start Raw data
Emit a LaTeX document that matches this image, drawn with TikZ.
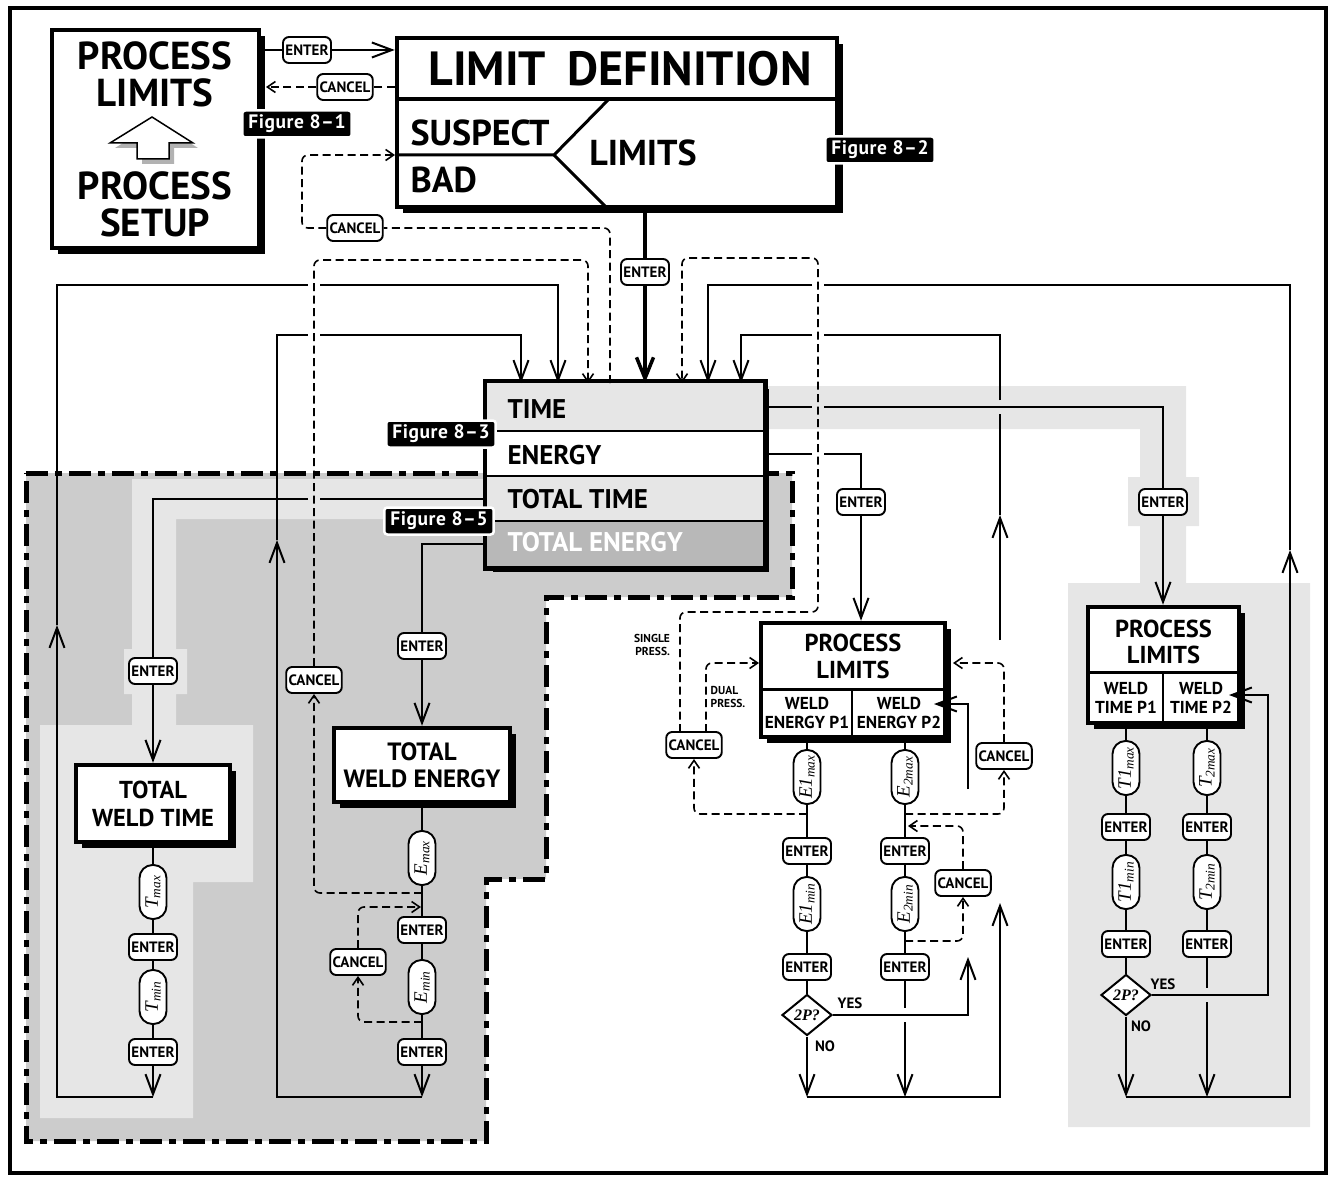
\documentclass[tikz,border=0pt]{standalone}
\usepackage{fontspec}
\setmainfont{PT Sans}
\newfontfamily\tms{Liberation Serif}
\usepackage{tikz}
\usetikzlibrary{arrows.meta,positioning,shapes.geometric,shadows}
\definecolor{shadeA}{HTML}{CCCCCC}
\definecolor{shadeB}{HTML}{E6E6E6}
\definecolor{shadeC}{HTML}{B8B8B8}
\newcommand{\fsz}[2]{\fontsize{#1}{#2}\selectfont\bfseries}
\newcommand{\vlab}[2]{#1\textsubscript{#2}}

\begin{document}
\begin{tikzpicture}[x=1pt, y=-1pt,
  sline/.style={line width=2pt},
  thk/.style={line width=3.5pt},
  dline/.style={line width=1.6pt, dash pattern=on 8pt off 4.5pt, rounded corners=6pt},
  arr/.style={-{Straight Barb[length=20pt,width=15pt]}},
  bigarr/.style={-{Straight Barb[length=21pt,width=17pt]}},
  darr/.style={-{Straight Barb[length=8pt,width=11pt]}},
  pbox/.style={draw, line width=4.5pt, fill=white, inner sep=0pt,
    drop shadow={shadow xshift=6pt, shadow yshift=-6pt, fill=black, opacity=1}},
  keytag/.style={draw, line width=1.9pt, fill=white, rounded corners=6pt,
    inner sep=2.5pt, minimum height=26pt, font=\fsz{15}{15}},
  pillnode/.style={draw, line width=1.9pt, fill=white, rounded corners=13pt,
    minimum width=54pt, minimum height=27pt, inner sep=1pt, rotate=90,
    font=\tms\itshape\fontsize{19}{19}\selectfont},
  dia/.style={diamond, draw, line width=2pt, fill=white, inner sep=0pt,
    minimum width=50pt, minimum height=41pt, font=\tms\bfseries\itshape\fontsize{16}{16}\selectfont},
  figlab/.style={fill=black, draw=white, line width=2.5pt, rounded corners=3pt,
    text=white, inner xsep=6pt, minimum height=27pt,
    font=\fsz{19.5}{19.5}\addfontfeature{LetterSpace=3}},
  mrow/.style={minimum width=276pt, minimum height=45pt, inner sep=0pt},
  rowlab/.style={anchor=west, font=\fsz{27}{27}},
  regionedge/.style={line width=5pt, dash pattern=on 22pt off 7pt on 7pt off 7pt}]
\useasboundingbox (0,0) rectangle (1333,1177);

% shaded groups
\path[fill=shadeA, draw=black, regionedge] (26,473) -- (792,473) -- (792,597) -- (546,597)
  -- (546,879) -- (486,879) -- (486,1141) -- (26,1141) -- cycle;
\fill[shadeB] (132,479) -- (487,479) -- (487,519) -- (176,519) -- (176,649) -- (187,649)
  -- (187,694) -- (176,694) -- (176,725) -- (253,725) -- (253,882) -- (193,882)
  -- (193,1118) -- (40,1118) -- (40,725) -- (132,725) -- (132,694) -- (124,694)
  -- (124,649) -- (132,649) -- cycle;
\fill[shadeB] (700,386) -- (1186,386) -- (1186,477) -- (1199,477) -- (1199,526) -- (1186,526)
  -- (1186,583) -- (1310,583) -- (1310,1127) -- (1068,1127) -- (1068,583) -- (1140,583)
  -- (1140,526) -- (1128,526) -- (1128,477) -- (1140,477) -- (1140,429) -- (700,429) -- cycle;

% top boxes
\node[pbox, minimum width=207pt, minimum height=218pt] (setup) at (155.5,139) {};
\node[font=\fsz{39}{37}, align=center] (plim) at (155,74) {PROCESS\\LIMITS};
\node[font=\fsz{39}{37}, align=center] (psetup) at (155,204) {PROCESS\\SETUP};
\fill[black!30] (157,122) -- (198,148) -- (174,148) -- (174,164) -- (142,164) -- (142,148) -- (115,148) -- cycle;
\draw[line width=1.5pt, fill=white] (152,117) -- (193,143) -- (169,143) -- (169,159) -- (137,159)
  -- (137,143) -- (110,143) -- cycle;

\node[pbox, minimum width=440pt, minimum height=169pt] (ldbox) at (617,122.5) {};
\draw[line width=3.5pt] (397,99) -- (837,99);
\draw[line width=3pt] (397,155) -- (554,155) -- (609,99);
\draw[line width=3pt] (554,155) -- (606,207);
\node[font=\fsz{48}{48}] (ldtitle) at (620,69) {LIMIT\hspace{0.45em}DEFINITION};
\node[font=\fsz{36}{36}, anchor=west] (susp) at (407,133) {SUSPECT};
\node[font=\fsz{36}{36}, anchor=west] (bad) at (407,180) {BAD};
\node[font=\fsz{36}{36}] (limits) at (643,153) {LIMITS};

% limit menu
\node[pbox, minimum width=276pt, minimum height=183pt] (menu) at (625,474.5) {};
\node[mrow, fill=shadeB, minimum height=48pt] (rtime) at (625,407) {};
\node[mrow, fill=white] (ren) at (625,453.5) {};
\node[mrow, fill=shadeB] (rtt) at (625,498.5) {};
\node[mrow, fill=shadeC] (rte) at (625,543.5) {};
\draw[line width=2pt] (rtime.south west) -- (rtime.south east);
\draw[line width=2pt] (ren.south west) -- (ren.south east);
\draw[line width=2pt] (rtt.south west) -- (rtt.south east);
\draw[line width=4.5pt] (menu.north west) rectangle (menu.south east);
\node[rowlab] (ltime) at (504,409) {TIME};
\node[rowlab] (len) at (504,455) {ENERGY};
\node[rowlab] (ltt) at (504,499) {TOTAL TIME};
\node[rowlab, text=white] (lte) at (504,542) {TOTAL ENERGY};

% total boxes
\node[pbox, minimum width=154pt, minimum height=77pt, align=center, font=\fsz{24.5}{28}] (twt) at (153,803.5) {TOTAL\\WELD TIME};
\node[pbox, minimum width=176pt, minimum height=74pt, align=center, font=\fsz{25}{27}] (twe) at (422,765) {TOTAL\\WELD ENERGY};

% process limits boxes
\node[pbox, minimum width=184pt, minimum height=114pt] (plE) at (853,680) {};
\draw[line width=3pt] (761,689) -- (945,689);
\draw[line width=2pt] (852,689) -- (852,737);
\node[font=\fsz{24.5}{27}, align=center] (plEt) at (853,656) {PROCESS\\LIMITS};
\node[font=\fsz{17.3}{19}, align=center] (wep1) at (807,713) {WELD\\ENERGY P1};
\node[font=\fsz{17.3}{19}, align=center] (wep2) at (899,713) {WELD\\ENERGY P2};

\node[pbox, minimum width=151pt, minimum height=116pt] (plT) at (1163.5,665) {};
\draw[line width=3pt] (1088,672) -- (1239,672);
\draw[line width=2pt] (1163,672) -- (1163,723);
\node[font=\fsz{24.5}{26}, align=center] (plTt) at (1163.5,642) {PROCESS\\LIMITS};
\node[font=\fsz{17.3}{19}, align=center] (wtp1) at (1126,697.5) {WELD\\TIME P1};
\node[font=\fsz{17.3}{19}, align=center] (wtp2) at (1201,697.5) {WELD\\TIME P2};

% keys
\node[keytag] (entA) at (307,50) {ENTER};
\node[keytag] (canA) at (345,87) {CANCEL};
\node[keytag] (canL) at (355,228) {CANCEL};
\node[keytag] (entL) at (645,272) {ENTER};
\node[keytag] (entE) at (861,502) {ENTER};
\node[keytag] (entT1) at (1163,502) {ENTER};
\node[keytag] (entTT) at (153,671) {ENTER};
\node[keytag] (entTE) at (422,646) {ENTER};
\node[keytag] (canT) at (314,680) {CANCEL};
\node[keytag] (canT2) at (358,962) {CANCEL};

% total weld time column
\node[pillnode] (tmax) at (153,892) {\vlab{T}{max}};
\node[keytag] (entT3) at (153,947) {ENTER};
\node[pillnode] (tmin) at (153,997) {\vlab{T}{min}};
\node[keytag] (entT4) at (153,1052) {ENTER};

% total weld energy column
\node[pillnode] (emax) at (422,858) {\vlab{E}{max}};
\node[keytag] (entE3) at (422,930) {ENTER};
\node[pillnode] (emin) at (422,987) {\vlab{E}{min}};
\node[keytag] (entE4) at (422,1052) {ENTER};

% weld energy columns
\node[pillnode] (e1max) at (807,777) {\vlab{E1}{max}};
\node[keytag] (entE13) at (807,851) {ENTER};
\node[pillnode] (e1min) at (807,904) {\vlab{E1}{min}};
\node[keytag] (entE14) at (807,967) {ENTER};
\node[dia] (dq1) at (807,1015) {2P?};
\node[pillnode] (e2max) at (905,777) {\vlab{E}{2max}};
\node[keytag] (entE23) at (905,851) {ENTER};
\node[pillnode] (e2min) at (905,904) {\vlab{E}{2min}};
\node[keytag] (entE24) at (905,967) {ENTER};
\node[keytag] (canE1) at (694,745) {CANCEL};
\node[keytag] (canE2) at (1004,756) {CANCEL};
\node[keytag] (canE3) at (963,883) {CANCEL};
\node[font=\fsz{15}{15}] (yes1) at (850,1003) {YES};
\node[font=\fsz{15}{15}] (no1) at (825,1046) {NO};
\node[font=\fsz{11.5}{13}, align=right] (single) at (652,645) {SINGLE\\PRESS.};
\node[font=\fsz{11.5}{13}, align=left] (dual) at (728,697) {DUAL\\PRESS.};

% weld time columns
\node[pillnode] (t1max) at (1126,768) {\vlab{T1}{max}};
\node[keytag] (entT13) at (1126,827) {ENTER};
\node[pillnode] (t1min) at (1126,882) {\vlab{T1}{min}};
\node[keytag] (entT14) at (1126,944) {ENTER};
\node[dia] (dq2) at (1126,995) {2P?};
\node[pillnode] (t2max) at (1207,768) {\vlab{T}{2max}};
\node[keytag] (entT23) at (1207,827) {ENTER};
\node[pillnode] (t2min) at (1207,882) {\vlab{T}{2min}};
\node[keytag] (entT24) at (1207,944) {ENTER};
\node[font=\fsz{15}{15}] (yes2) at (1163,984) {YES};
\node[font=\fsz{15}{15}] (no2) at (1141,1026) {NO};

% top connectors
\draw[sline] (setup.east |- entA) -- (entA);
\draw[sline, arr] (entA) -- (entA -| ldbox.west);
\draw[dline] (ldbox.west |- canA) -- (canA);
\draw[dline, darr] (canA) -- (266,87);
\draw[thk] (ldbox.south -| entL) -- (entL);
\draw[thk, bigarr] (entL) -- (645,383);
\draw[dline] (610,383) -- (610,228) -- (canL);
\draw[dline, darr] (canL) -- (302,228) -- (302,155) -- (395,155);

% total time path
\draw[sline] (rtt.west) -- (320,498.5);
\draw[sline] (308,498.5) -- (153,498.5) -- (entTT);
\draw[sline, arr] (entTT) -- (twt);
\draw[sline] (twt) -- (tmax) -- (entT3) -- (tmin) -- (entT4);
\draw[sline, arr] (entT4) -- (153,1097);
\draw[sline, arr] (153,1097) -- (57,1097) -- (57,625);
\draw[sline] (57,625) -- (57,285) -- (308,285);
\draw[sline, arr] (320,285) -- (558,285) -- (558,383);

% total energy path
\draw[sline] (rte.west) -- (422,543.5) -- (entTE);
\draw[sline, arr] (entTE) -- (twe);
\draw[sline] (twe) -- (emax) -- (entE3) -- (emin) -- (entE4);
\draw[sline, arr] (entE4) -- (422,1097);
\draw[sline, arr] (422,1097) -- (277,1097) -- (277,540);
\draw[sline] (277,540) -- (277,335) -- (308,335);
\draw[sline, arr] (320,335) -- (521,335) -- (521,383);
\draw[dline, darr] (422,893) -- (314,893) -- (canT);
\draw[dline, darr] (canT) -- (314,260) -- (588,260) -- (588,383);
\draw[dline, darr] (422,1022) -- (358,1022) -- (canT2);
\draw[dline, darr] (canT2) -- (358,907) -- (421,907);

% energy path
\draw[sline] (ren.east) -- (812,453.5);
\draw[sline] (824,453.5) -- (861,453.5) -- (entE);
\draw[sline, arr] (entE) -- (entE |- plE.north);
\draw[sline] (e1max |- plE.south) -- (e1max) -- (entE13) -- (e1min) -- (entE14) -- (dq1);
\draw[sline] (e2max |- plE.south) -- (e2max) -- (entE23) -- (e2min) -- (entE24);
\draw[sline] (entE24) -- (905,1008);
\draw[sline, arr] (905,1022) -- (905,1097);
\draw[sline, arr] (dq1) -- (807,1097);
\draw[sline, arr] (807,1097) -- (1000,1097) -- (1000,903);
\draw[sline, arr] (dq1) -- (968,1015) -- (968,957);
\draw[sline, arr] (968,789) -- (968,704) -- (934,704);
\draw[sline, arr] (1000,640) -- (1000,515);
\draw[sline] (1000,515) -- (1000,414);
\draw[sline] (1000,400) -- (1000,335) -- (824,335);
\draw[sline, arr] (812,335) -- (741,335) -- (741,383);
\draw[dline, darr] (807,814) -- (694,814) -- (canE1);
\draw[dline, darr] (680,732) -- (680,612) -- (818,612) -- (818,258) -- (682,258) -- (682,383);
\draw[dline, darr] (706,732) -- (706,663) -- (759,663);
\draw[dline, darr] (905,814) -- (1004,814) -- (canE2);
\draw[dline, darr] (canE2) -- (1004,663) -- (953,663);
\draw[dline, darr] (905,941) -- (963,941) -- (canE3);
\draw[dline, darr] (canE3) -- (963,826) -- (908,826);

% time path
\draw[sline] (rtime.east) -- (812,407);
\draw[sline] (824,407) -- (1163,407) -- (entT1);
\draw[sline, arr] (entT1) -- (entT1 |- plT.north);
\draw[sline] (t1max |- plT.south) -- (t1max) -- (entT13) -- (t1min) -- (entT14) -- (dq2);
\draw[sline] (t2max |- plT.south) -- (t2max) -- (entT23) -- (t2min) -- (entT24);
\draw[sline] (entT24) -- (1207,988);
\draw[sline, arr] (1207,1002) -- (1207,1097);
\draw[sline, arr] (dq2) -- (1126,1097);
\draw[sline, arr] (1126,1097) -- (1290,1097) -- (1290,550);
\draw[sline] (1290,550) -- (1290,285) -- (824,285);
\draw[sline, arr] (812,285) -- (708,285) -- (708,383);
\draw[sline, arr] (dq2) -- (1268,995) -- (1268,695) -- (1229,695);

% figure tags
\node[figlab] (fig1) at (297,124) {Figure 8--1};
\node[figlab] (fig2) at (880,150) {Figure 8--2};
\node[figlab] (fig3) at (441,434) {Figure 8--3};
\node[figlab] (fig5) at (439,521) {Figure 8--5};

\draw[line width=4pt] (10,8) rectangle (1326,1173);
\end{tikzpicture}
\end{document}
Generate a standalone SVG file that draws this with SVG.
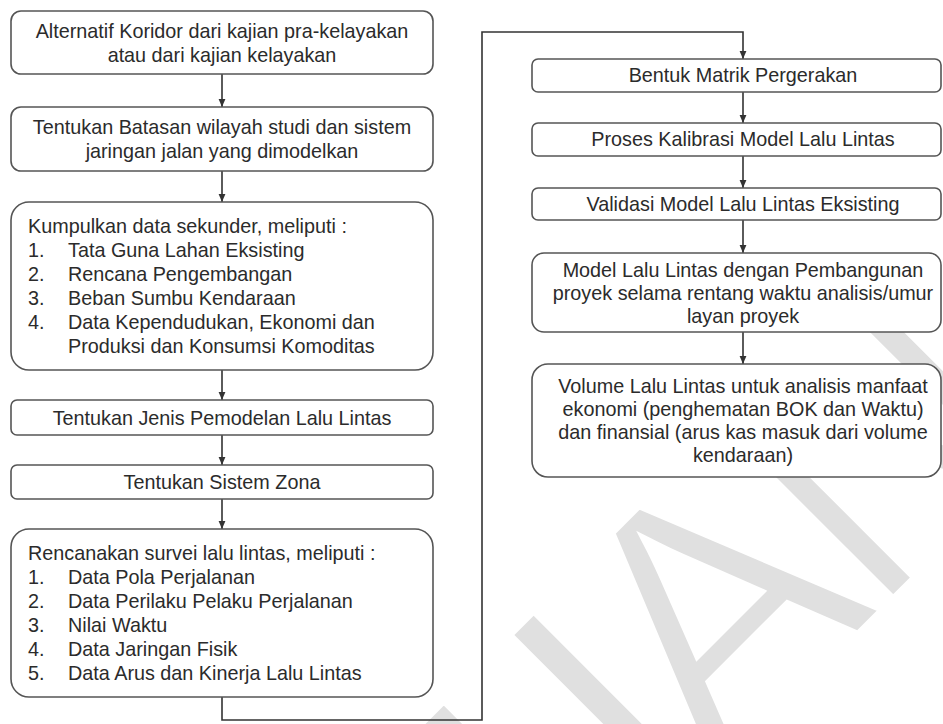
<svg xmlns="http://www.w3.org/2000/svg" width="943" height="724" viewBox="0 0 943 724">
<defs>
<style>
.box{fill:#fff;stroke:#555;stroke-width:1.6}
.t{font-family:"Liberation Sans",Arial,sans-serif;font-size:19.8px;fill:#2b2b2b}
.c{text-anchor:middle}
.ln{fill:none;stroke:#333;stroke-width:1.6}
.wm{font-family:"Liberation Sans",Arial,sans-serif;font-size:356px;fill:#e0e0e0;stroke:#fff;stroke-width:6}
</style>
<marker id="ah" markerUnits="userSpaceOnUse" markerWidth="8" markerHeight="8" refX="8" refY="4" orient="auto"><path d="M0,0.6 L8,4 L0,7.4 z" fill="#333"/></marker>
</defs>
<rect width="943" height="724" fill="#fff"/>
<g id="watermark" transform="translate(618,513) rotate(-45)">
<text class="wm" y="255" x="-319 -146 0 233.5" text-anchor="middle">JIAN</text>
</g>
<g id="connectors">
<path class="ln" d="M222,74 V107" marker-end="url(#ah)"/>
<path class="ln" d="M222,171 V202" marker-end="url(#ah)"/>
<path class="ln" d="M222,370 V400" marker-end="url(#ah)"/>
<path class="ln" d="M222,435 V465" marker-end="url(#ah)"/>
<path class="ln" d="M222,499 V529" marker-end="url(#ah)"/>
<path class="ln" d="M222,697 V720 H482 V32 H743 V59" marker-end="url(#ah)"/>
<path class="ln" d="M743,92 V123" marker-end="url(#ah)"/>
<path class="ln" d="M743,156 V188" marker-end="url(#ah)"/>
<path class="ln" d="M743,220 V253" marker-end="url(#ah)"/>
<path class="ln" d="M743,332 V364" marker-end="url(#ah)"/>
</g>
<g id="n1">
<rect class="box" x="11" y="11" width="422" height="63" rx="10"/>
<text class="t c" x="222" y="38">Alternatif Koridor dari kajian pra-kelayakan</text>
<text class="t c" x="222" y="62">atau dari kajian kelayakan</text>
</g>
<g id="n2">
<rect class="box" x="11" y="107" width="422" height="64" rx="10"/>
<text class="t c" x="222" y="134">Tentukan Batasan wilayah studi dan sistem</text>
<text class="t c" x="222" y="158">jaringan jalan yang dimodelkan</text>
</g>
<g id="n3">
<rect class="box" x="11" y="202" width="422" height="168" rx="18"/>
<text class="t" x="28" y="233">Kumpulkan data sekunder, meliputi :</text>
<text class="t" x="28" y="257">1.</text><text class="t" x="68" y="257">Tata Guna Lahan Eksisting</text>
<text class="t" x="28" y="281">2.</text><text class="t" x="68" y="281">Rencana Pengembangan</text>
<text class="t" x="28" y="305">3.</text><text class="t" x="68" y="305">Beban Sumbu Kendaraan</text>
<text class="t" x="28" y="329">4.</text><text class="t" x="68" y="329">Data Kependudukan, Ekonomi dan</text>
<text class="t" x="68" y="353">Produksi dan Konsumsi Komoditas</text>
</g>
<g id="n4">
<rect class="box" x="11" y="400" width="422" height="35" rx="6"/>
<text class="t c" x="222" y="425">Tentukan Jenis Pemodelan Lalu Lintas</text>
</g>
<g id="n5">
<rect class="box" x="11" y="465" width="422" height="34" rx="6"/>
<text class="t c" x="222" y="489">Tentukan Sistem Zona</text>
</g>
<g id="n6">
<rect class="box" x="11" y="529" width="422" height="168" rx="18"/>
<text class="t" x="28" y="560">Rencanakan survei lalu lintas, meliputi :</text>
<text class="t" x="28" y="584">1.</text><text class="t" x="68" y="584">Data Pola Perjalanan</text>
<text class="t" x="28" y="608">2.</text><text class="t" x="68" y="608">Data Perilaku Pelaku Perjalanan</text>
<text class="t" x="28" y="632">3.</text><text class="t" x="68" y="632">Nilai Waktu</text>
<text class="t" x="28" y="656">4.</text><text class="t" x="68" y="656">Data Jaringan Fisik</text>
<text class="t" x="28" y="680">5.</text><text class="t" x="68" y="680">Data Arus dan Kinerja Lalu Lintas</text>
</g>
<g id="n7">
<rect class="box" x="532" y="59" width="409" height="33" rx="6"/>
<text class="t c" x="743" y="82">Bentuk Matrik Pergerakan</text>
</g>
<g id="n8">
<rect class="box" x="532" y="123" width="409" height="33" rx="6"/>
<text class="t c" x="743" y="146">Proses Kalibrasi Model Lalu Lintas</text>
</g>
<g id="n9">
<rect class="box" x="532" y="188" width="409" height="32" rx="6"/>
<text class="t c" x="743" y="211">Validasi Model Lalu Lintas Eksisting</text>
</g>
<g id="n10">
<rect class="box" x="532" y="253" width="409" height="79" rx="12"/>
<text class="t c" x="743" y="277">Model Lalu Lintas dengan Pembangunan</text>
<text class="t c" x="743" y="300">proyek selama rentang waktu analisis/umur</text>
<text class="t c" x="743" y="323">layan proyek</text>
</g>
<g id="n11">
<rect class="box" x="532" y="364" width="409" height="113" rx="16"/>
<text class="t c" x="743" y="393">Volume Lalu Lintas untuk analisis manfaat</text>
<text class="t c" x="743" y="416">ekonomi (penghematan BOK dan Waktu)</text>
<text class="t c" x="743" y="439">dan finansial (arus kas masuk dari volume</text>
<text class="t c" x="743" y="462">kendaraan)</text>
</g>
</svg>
end Raw data
_Direction:_ Copy every line of the entries above in which "that" occurs.

_Response:_
Emit a LaTeX document that matches this image, drawn with TikZ.
Generate a standalone SVG file that draws this with SVG.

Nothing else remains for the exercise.